‘Virtual Searches’ by Christopher Slobogin
Christopher Slobogin of Vanderbilt Law School has authored Virtual Searches, Regulating the Covert World of Technological Policing, a book analyzing how the police have utilized technology and how this could be regulated.
From the book’s description:
A close look at innovations in policing and the law that should govern them
A host of technologies—among them digital cameras, drones, facial recognition devices, night-vision binoculars, automated license plate readers, GPS, geofencing, DNA matching, datamining, and artificial intelligence—have enabled police to carry out much of their work without leaving the office or squad car, in ways that do not easily fit the traditional physical search and seizure model envisioned by the framers of the Constitution. Virtual Searches develops a useful typology for sorting through this bewildering array of old, new, and soon-to-arrive policing techniques. It then lays out a framework for regulating their use that expands the Fourth Amendment’s privacy protections without blindly imposing its warrant requirement, and that prioritizes democratic over judicial policymaking.
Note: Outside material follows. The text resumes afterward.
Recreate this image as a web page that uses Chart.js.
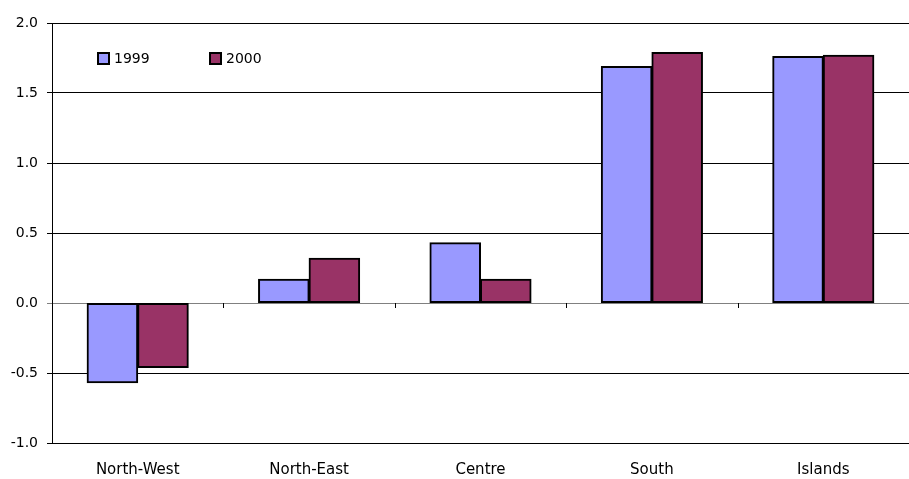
<!DOCTYPE html>
<html>
<head>
<meta charset="utf-8">
<script src="https://cdn.jsdelivr.net/npm/chart.js@4/dist/chart.umd.min.js"></script>
<style>
  html, body { margin: 0; padding: 0; background: #fff; }
  #wrap { width: 909px; height: 479px; position: relative; }
</style>
</head>
<body>
<div id="wrap"><canvas id="chart"></canvas></div>
<script>
// ── Data ─────────────────────────────────────────────────
const REGIONS     = ['North-West', 'North-East', 'Centre', 'South', 'Islands'];
const VALUES_1999 = [-0.57, 0.17, 0.43, 1.69, 1.76];
const VALUES_2000 = [-0.46, 0.32, 0.17, 1.79, 1.77];
const SERIES_LABELS = ['1999', '2000'];
const SERIES_COLORS = ['#9999ff', '#993366'];

const FONT = "'DejaVu Sans', sans-serif";

// small ticks on the zero line between categories + legend inside plot
const zeroAxisPlugin = {
  id: 'zeroAxis',
  afterDatasetsDraw(chart) {
    const { ctx, scales: { x, y } } = chart;
    const y0 = y.getPixelForValue(0);
    ctx.save();
    ctx.strokeStyle = '#000';
    ctx.lineWidth = 1;
    for (let i = 1; i < REGIONS.length; i++) {
      const px = Math.round((x.getPixelForValue(i - 1) + x.getPixelForValue(i)) / 2) + 0.5;
      ctx.beginPath(); ctx.moveTo(px, y0); ctx.lineTo(px, y0 + 5); ctx.stroke();
    }
    ctx.restore();
  },
  afterDraw(chart) {
    const { ctx } = chart;
    ctx.save();
    ctx.font = '14px ' + FONT;
    ctx.textBaseline = 'middle';
    const xs = [98, 210];
    chart.data.datasets.forEach((ds, i) => {
      ctx.fillStyle = ds.backgroundColor;
      ctx.fillRect(xs[i], 53, 11, 11);
      ctx.strokeStyle = '#000';
      ctx.lineWidth = 2;
      ctx.strokeRect(xs[i], 53, 11, 11);
      ctx.fillStyle = '#000';
      ctx.fillText(ds.label, xs[i] + 16, 59);
    });
    ctx.restore();
  },
};

new Chart(document.getElementById('chart'), {
  type: 'bar',
  data: {
    labels: REGIONS,
    datasets: [
      { label: SERIES_LABELS[0], data: VALUES_1999, backgroundColor: SERIES_COLORS[0], borderColor: '#000', borderWidth: 2, borderSkipped: false, inflateAmount: 0.5 },
      { label: SERIES_LABELS[1], data: VALUES_2000, backgroundColor: SERIES_COLORS[1], borderColor: '#000', borderWidth: 2, borderSkipped: false, inflateAmount: 0.5 },
    ],
  },
  options: {
    responsive: true, maintainAspectRatio: false, animation: false,
    layout: { padding: { top: 23, right: 0, left: 0, bottom: 0 } },
    datasets: { bar: { categoryPercentage: 0.59, barPercentage: 1.0 } },
    plugins: { legend: { display: false }, tooltip: { enabled: false } },
    scales: {
      x: {
        grid: { display: false },
        border: { display: false },
        ticks: { color: '#000', font: { family: FONT, size: 15 }, padding: 10 },
        afterFit: s => { s.height = 36; },
      },
      y: {
        min: -1, max: 2,
        ticks: { stepSize: 0.5, color: '#000', font: { family: FONT, size: 14 }, padding: 9,
                 callback: v => v.toFixed(1) },
        grid: {
          color: ctx => ctx.tick && ctx.tick.value === 0 ? '#808080' : '#000',
          lineWidth: 1, tickLength: 5,
        },
        border: { color: '#000', width: 1 },
        afterFit: s => { s.width = 52; },
      },
    },
  },
  plugins: [zeroAxisPlugin],
});
</script>
</body>
</html>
The coherent regulatory regime developed in Virtual Searches ensures that police are held accountable for their use of technology without denying them the increased efficiency it provides in their efforts to protect the public. Whether policing agencies are pursuing an identified suspect, constructing profiles of likely perpetrators, trying to find matches with crime scene evidence, collecting data to help with these tasks, or using private companies to do so, Virtual Searches provides a template for ensuring their actions are constitutionally legitimate and responsive to the polity.
Slobogin served as Associate Reporter for Principles of the Law, Policing, completed at the 2022 Annual Meeting. He recently appeared in an episode of The Lawfare Podcast to discuss his book.